Demonstrations where professors take some risks tend to be a hit, Johnson said.

For instance, when Li conducted a demonstration known as “the nose basher,” students in the class where equally excited and anxious for him.

Johnson hung a bowling ball from a string on the ceiling for the “demo.” Li then held the ball to his face and let it go. The ball swung like a pendulum and came back toward Li's face. The law of energy conservation saved him. It didn’t go beyond the point at which he initially let it go. The students who didn’t cover their eyes let out a collective sigh of relief. Many walked away better understanding the lesson.

“That was definitely a higher-stake one, so I was really invested in it,” said Rishika Kartik, a first-year student taking Li’s course. “Physics as a subject is kind of abstract, so to be able to see it gets me more curious about the subject. It helps me visualize what I’m learning, not to mention that the demonstrations are pretty entertaining and creative, so it makes the content a lot more memorable… I feel like I'm able to then notice other things in my physical world that relate back to these physics concepts. It helps me start to make connections outside of class.”

Achieving Consistency

The work is meticulous and daunting at times because of the level of precision required. Johnson often brings students aboard to assist, and they play key roles in making the demonstrations possible. The work also offers an outlet for students to get hands-on experience running experiments and mastering troubleshooting in real time.

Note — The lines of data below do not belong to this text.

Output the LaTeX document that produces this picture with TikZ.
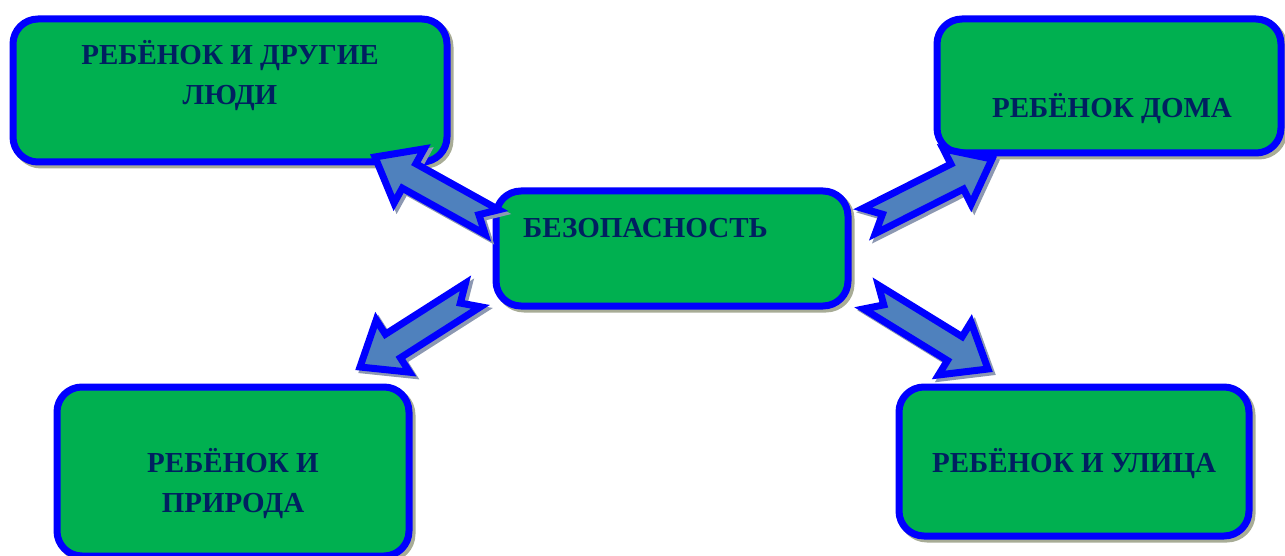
\documentclass[tikz,border=0pt]{standalone}
\usepackage{fontspec}
\setmainfont{Liberation Serif}
\usetikzlibrary{positioning,calc}

\definecolor{boxgreen}{RGB}{0,176,80}
\definecolor{rimblue}{RGB}{0,0,255}
\definecolor{arrowfill}{RGB}{79,129,189}
\definecolor{textnavy}{RGB}{0,32,96}
\definecolor{boxshade}{RGB}{168,172,150}
\definecolor{arrowshade}{RGB}{140,152,178}

\tikzset{
  topic/.style={draw=rimblue, line width=7pt, fill=boxgreen, rounded corners=25pt,
    inner sep=0pt, outer sep=0pt,
    preaction={draw=boxshade, fill=boxshade, line width=7pt, transform canvas={shift={(3pt,-3pt)}}}},
  caption/.style={text=textnavy, font=\bfseries\fontsize{29}{40}\selectfont, align=center, inner sep=0pt},
  arrowbody/.style={draw=rimblue, line width=7pt, fill=arrowfill, line join=miter,
    preaction={draw=arrowshade, fill=arrowshade, line width=7pt, transform canvas={shift={(3pt,-3pt)}}}},
}

% notched block arrow from #1 to #2
\newcommand{\blockarrow}[2]{%
  \coordinate (#1-neck) at ($(#2)!39pt!(#1)$);
  \draw[arrowbody] ($(#1)!14pt!90:(#2)$) -- ($(#1)!15pt!(#2)$) -- ($(#1)!14pt!-90:(#2)$)
    -- ($(#1-neck)!14pt!-90:(#2)$) -- ($(#1-neck)!31pt!-90:(#2)$) -- (#2)
    -- ($(#1-neck)!31pt!90:(#2)$) -- ($(#1-neck)!14pt!90:(#2)$) -- cycle;
}

\begin{document}
\begin{tikzpicture}[x=1pt, y=-1pt]
 \useasboundingbox (0,0) rectangle (1285,556);
 % boxes
 \node[topic, minimum width=434pt, minimum height=143pt] (others) at (230,90.5) {};
 \node[topic, minimum width=344pt, minimum height=134pt] (home) at (1109,86) {};
 \node[topic, minimum width=352pt, minimum height=115pt] (safety) at (672,248.5) {};
 \node[topic, minimum width=352pt, minimum height=169pt] (nature) at (233,471.5) {};
 \node[topic, minimum width=350pt, minimum height=149pt] (street) at (1074,461.5) {};
 % captions
 \node[caption, anchor=base] (others_txt) at ($(others.center)+(0,14.5)$) {РЕБЁНОК И ДРУГИЕ\\ЛЮДИ};
 \node[caption, anchor=base] (home_txt) at ($(home.center)+(3,32)$) {РЕБЁНОК ДОМА};
 \node[caption, anchor=base] (safety_txt) at ($(safety.center)+(-26.5,-11.5)$) {БЕЗОПАСНОСТЬ};
 \node[caption, anchor=base] (nature_txt) at ($(nature.center)+(0,40.5)$) {РЕБЁНОК И\\ПРИРОДА};
 \node[caption, anchor=base] (street_txt) at ($(street.center)+(0,10.5)$) {РЕБЁНОК И УЛИЦА};
 % arrow ends
 \coordinate (to_others) at ($(safety.west)+(-4,-26.5)$);
 \coordinate (to_nature) at ($(safety.west)+(-23,46.5)$);
 \coordinate (to_home) at ($(safety.east)+(21,-27.5)$);
 \coordinate (to_street) at ($(safety.east)+(23,48.5)$);
 \coordinate (others_tip) at ($(others.south east)+(-72,-5)$);
 \coordinate (nature_tip) at ($(nature.north east)+(-49,-20)$);
 \coordinate (home_tip) at ($(home.south west)+(55,6)$);
 \coordinate (street_tip) at ($(street.north west)+(89,-18)$);
 \blockarrow{to_others}{others_tip}
 \blockarrow{to_nature}{nature_tip}
 \blockarrow{to_home}{home_tip}
 \blockarrow{to_street}{street_tip}
\end{tikzpicture}
\end{document}
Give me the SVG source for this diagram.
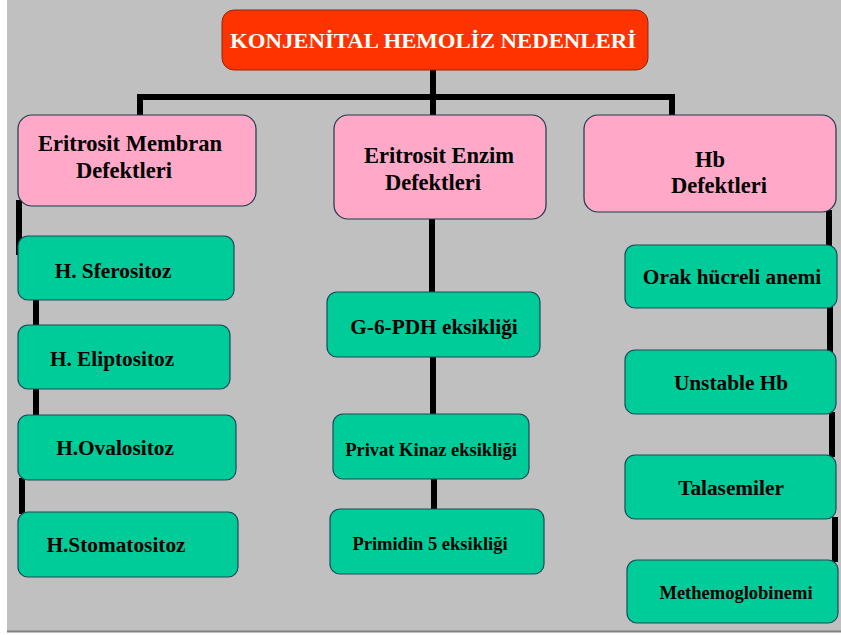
<svg xmlns="http://www.w3.org/2000/svg" width="841" height="635" viewBox="0 0 841 635">
<style>
text{font-family:"Liberation Serif","Times New Roman",serif;font-weight:bold;fill:#000;text-anchor:middle}
.title{fill:#fff;font-size:21px}
.pink rect{fill:#FFA8C8;stroke:#1a3a4a;stroke-width:1.2}
.green rect{fill:#00CC99;stroke:#1a4a5a;stroke-width:1.2}
.pink text{font-size:22.5px}
.green text{font-size:21.3px}
.small text{font-size:18.5px}
.conn line{stroke:#000;stroke-width:6}
</style>
<rect x="0" y="0" width="841" height="635" fill="#fff"/>
<rect x="7" y="0" width="834" height="631" fill="#C0C0C0"/>
<line x1="7" y1="631.5" x2="841" y2="631.5" stroke="#808080" stroke-width="2"/>
<g id="connectors" class="conn">
<line x1="433" y1="70" x2="433" y2="97"/>
<line x1="137" y1="97" x2="675" y2="97"/>
<line x1="140" y1="94" x2="140" y2="118"/>
<line x1="433" y1="94" x2="433" y2="117"/>
<line x1="672" y1="94" x2="672" y2="117"/>
<line x1="19" y1="200" x2="19" y2="255"/>
<line x1="36" y1="298" x2="36" y2="327"/>
<line x1="36" y1="387" x2="36" y2="417"/>
<line x1="22" y1="478" x2="22" y2="514"/>
<line x1="432" y1="217" x2="432" y2="294"/>
<line x1="433" y1="355" x2="433" y2="416"/>
<line x1="434" y1="477" x2="434" y2="511"/>
<line x1="829" y1="210" x2="829" y2="247"/>
<line x1="830" y1="306" x2="830" y2="352"/>
<line x1="832" y1="412" x2="832" y2="457"/>
<line x1="835" y1="517" x2="835" y2="562"/>
</g>
<g id="root">
<rect x="222" y="10" width="426" height="60" rx="12" fill="#FF3300" stroke="#8a2a10" stroke-width="1"/>
<text class="title" x="433" y="48" textLength="406" lengthAdjust="spacingAndGlyphs">KONJENİTAL HEMOLİZ NEDENLERİ</text>
</g>
<g id="membran" class="pink">
<rect x="18" y="115" width="238" height="91" rx="14"/>
<text x="130" y="151">Eritrosit Membran</text>
<text x="124" y="178">Defektleri</text>
</g>
<g id="enzim" class="pink">
<rect x="334" y="115" width="212" height="104" rx="14"/>
<text x="439" y="163">Eritrosit Enzim</text>
<text x="433" y="190">Defektleri</text>
</g>
<g id="hb" class="pink">
<rect x="584" y="115" width="252" height="97" rx="14"/>
<text x="710" y="167">Hb</text>
<text x="719" y="193">Defektleri</text>
</g>
<g id="sferositoz" class="green">
<rect x="18" y="236" width="216" height="64" rx="10"/>
<text x="113" y="278">H. Sferositoz</text>
</g>
<g id="eliptositoz" class="green">
<rect x="18" y="325" width="212" height="64" rx="10"/>
<text x="112" y="366">H. Eliptositoz</text>
</g>
<g id="ovalositoz" class="green">
<rect x="18" y="415" width="218" height="65" rx="10"/>
<text x="115" y="455">H.Ovalositoz</text>
</g>
<g id="stomatositoz" class="green">
<rect x="18" y="512" width="220" height="65" rx="10"/>
<text x="116" y="552">H.Stomatositoz</text>
</g>
<g id="g6pdh" class="green">
<rect x="327" y="292" width="213" height="65" rx="10"/>
<text x="434" y="334">G-6-PDH eksikliği</text>
</g>
<g id="privat" class="green small">
<rect x="333" y="414" width="196" height="65" rx="10"/>
<text x="431" y="456">Privat Kinaz eksikliği</text>
</g>
<g id="primidin" class="green small">
<rect x="330" y="509" width="214" height="65" rx="10"/>
<text x="430" y="550">Primidin 5 eksikliği</text>
</g>
<g id="orak" class="green">
<rect x="625" y="245" width="212" height="63" rx="10"/>
<text x="732" y="284">Orak hücreli anemi</text>
</g>
<g id="unstable" class="green">
<rect x="625" y="350" width="211" height="64" rx="10"/>
<text x="731" y="390">Unstable Hb</text>
</g>
<g id="talasemi" class="green">
<rect x="625" y="455" width="211" height="64" rx="10"/>
<text x="731" y="495">Talasemiler</text>
</g>
<g id="methemo" class="green small">
<rect x="627" y="560" width="211" height="63" rx="10"/>
<text x="736" y="599">Methemoglobinemi</text>
</g>
</svg>
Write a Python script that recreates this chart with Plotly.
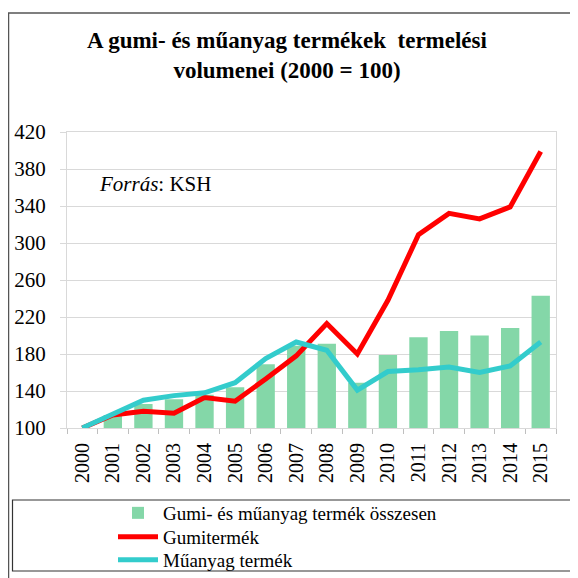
import plotly.graph_objects as go

years = [str(y) for y in range(2000, 2016)]
total = [100, 114, 126, 131, 136, 144, 169, 189, 191, 149, 179, 198, 205, 200, 208, 243]
rubber = [100, 114, 118, 116, 133, 129, 153, 178, 213, 180, 238, 309, 332, 326, 339, 399]
plastic = [100, 115, 130, 135, 138, 149, 175, 193, 184, 141, 161, 163, 166, 160, 167, 193]

names = ["Gumi- és műanyag termék összesen", "Gumitermék", "Műanyag termék"]
colors = ["#84D7A8", "#FF0000", "#33CCCC"]

# the page body adds an 8px offset; the figure is sized so it fills the window
OFF = 8
W, H = 570, 570
L, R, T, B = 67 - OFF, 22, 132 - OFF, 150
pw, ph = W - L - R, H - T - B


def px(x):  # screenshot x -> paper
    return (x - OFF - L) / pw


def py(y):  # screenshot y -> paper
    return (H - B - (y - OFF)) / ph


SERIF = "Liberation Serif"

fig = go.Figure()
fig.add_trace(go.Bar(x=years, y=total, name=names[0], legend="legend",
                     marker=dict(color=colors[0], line=dict(width=0))))
fig.add_trace(go.Scatter(x=years, y=rubber, name=names[1], mode="lines", legend="legend2",
                         line=dict(color=colors[1], width=5)))
fig.add_trace(go.Scatter(x=years, y=plastic, name=names[2], mode="lines", legend="legend3",
                         line=dict(color=colors[2], width=5)))


def leg(yc):
    return dict(
        xref="container", yref="container",
        x=(113 - OFF) / W, xanchor="left",
        y=1 - (yc - OFF) / H, yanchor="middle",
        font=dict(family=SERIF, size=19, color="black"),
        bgcolor="rgba(0,0,0,0)",
        itemwidth=40,
    )


fig.update_layout(
    width=W, height=H,
    margin=dict(l=L, r=R, t=T, b=B, autoexpand=False),
    paper_bgcolor="white", plot_bgcolor="white",
    font=dict(family=SERIF, size=18, color="black"),
    bargap=0.4,
    showlegend=True,
    title=dict(
        text="<b>A gumi- és műanyag termékek  termelési<br>volumenei (2000 = 100)</b>",
        font=dict(family=SERIF, size=23, color="black"),
        x=(287 - OFF) / W, xref="container", xanchor="center",
        y=1 - (48 - OFF) / H, yref="container", yanchor="top",
    ),
    legend=leg(513),
    legend2=leg(537),
    legend3=leg(560),
    xaxis=dict(
        type="category",
        tickangle=-90,
        tickson="boundaries",
        ticks="outside", ticklen=5, tickcolor="#BFBFBF",
        showline=True, linecolor="#D9D9D9", linewidth=1, mirror=True,
        showgrid=False,
        tickfont=dict(family=SERIF, size=20, color="black"),
        ticklabelstandoff=6,
    ),
    yaxis=dict(
        range=[100, 420], dtick=40, tick0=100,
        ticks="outside", ticklen=6, tickcolor="#D9D9D9",
        showline=True, linecolor="#D9D9D9", linewidth=1, mirror=True,
        showgrid=True, gridcolor="#D9D9D9", gridwidth=1,
        zeroline=False,
        tickfont=dict(family=SERIF, size=21, color="black"),
        ticklabelstandoff=10,
    ),
)

fig.add_annotation(
    text="<i>Forrás</i>: KSH", xref="paper", yref="paper",
    x=px(97), y=py(184), xanchor="left", yanchor="middle",
    showarrow=False, font=dict(family=SERIF, size=21, color="black"),
)

# outer frame
fig.add_shape(type="rect", xref="paper", yref="paper",
              x0=px(8.5), x1=px(640), y0=py(13), y1=py(640),
              line=dict(color="#555555", width=1.5), fillcolor="rgba(0,0,0,0)", layer="above")
# legend frame
fig.add_shape(type="rect", xref="paper", yref="paper",
              x0=px(12.5), x1=px(640), y0=py(500), y1=py(571),
              line=dict(color="#333333", width=1.2), fillcolor="rgba(0,0,0,0)", layer="above")

fig.write_html("out.html")
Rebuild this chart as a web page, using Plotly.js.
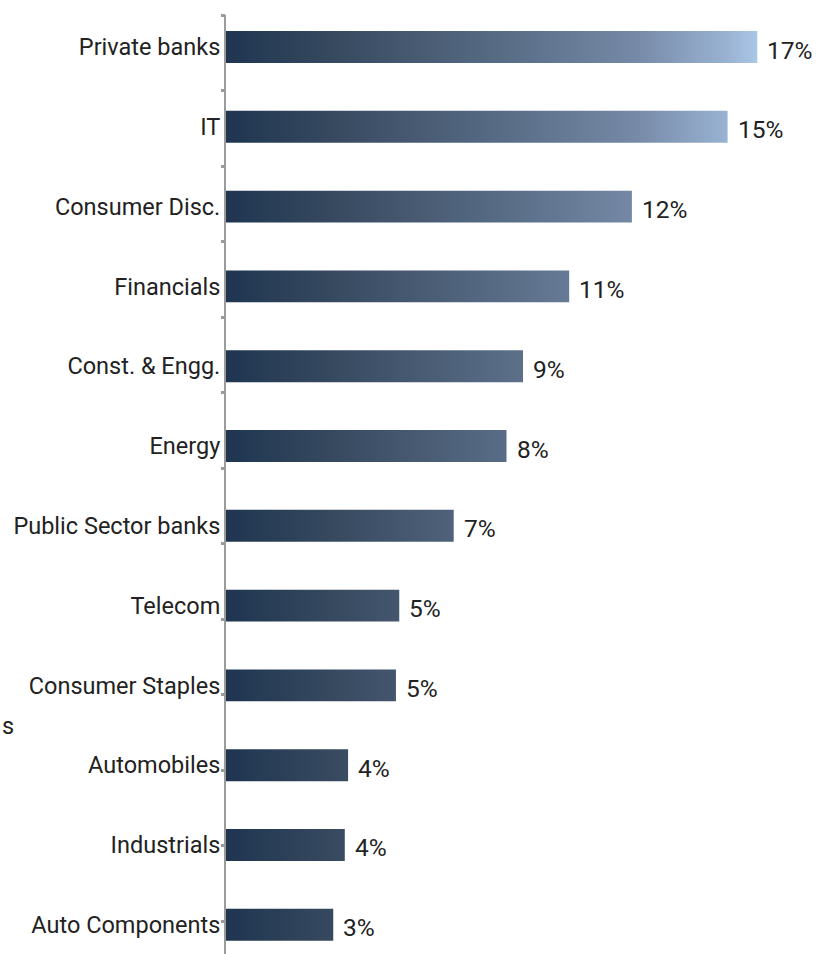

“When the demos don't work, we always come up with alternate solutions to either fix the demo or still demonstrate the phenomenon,” said Brown junior Uri Dickman, who’s worked with Johnson since last year.

Johnson and her students sometimes spend weeks, or even summers, perfecting particular demonstrations. Since August, they have been working on how to make a new demonstration called acoustic levitation work. It involves suspending matter in the air using high-intensity sound waves.

This semester, Johnson along with first-year master’s student Shi Yan have been spending the majority of their down time trying to get the demonstration to work. They’ve built the device, aligned the speakers and even customized parts for the device in the machine shop. Progress is deliberate, but they've been able to get some of the material to levitate.

First year master’s student Shi Yan has been working with Johnson to develop a new demonstration called acoustic levitation since August. The acoustic levitation demonstration involves suspending matter in the air using high intensity sound waves.

Without this type of time investment, effort and attention to detail, many of the demonstrations won’t work. Some could quickly go wrong. There’s a reason the bowling ball demonstration is known as the nose basher, for example.

The goal is consistency and replicability, Johnson said. She needs to be able to take the results she gets from her lab to the classrooms. It’s why she’s practices set-ups, tinkers with ways to make them more efficient and always considers how they look to students in the classrooms.

Johnson often instructs faculty members how to perform the demonstrations, but some are too complex. These she chooses to do herself. Even then, they can still be finicky. The payoff is always worth it though, she says. In fact, the success leads to moments when she’s happy to be out from behind the scenes.

“In the beginning of the semester, students are always thinking ‘who is this woman coming in?’” Johnson said. “‘What is she doing?’ By the middle or close to the end, they're happy to see me. They eventually recognize, ‘OK, she's here to set up the cool stuff.”